Nous avons suivi pas à pas notre courageux compatriote, nous l’avons vu, à force d’énergie et de volonté, déjouer les obstacles et les dangers, mais tout cela n’était rien auprès des souffrances physiques et morales qui l’attendaient. Le 23 août, tandis que le bateau postal égyptien emmenait vers Aden le capitaine Martini et le Rév. Jacob, qui avait oublié de prendre congé, un autre bâtiment entrait au mouillage, et une salve de dix-sept coups de canon, partie de la côte, saluait le Somali Abou-Bakr, nommé pacha par le vice-roi reconnaissant. En effet, Abou-Bakr avait exécuté fidèlement les ordres reçus pour faire échouer la mission italienne ; c’est lui encore qui, informé par ses fils de l’arrivée du voyageur français, avait averti aussitôt les autorités khédiviales ; pendant son séjour au Caire, où il avait su se ménager par un cadeau princier de dix-huit belles esclaves gallas un favorable accueil, il s’était entendu avec le maître ; il avait reçu de nouvelles instructions, et il était impatient de les remplir.

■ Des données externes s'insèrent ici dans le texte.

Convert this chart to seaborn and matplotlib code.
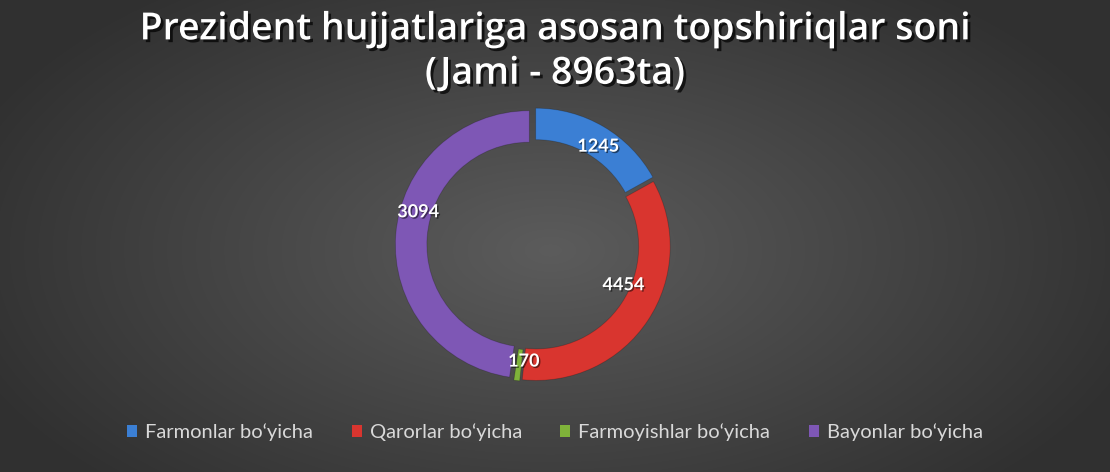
import numpy as np
import matplotlib
matplotlib.use("Agg")
import matplotlib.pyplot as plt
import matplotlib.patheffects as pe
import seaborn as sns

# printed numbers
categories = ["Farmonlar bo‘yicha", "Qarorlar bo‘yicha", "Farmoyishlar bo‘yicha", "Bayonlar bo‘yicha"]
values = [1245, 4454, 170, 3094]
# arc sizes as they appear in the picture (degrees)
arc_deg = [61, 125, 2.5, 171.5]
colors = ["#3b7fd4", "#d9352f", "#7fb33a", "#7e57b5"]

sns.set_theme(style="dark")
plt.rcParams["font.family"] = ["Lato", "DejaVu Sans"]

fig = plt.figure(figsize=(11.1, 4.72), dpi=100)

# radial gray background
bg = fig.add_axes([0, 0, 1, 1], zorder=0)
yy, xx = np.mgrid[0:472, 0:1110]
d = np.sqrt(((xx - 550) / 620.0) ** 2 + ((yy - 250) / 330.0) ** 2)
shade = np.clip(0.36 - 0.17 * d, 0.19, 0.36)
bg.imshow(np.dstack([shade] * 3), aspect="auto", extent=[0, 1, 0, 1])
bg.axis("off")

w_px, h_px = 1110, 472
size = 300
cx, cy = 534, 245
ax = fig.add_axes([(cx - size / 2) / w_px, 1 - (cy + size / 2) / h_px, size / w_px, size / h_px], zorder=1)
ax.set_facecolor("none")

wedges, _ = ax.pie(arc_deg, colors=colors, startangle=90, counterclock=False,
                   explode=[0.025, 0.02, 0.02, 0.035],
                   wedgeprops=dict(width=0.235, edgecolor=(0, 0, 0, 0.2), linewidth=0.6))
ax.set_xlim(-1.12, 1.12)
ax.set_ylim(-1.12, 1.12)
ax.set_aspect("equal")

# label positions (angle clockwise from top, radius)
label_pos = [(33, 0.88), (114, 0.73), (185, 0.87), (286, 0.90)]
for v, (ang, r) in zip(values, label_pos):
    t = np.deg2rad(ang)
    ax.text(r * np.sin(t), r * np.cos(t), str(v), ha="center", va="center",
            color="white", fontsize=13, fontweight="bold",
            path_effects=[pe.withSimplePatchShadow(offset=(1, -1), shadow_rgbFace="black", alpha=0.5)])

fig.text(0.5, 0.978, "Prezident hujjatlariga asosan topshiriqlar soni\n(Jami - 8963ta)",
         ha="center", va="top", color="white", fontsize=27, fontweight="semibold",
         family=["Open Sans", "DejaVu Sans"], linespacing=1.22,
         path_effects=[pe.withSimplePatchShadow(offset=(2, -2), shadow_rgbFace="black", alpha=0.7)])

handles = [plt.Rectangle((0, 0), 1, 1, facecolor=c, edgecolor="none") for c in colors]
fig.legend(handles, categories, loc="center", bbox_to_anchor=(0.5, 1 - 432 / h_px),
           ncol=4, frameon=False, fontsize=14.5, labelcolor="#d9d9d9",
           handlelength=0.5, handleheight=0.5, handletextpad=0.4, columnspacing=1.9)

fig.savefig("out.png", dpi=100)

Tout d’abord, un des fils du nouveau pacha, Mohamet, réclame 335 talaris pour frais de la caravane, auxquels il n’avait pas droit ; à son tour, Ibrahim demande 50 talaris qu’on lui devait encore moins ; survient alors le chef de la douane qui, après avoir pesé et enregistré les marchandises, exige 1,800 talaris, soit 11 pour 100 de leur valeur totale. M. Arnoux eut beau s’indigner, protester ; il lui fallut payer. Restaient les marchandises et les présens. Dès les premiers jours, comme il craignait d’être retenu quelque temps encore à Zeila et que dans cette ville l’eau et la verdure manquent absolument, M. Arnoux s’était empressé de renvoyer les chevaux à la station de Tococha avec leurs gardiens. Voici comment on s’y prit pour achever de le dépouiller.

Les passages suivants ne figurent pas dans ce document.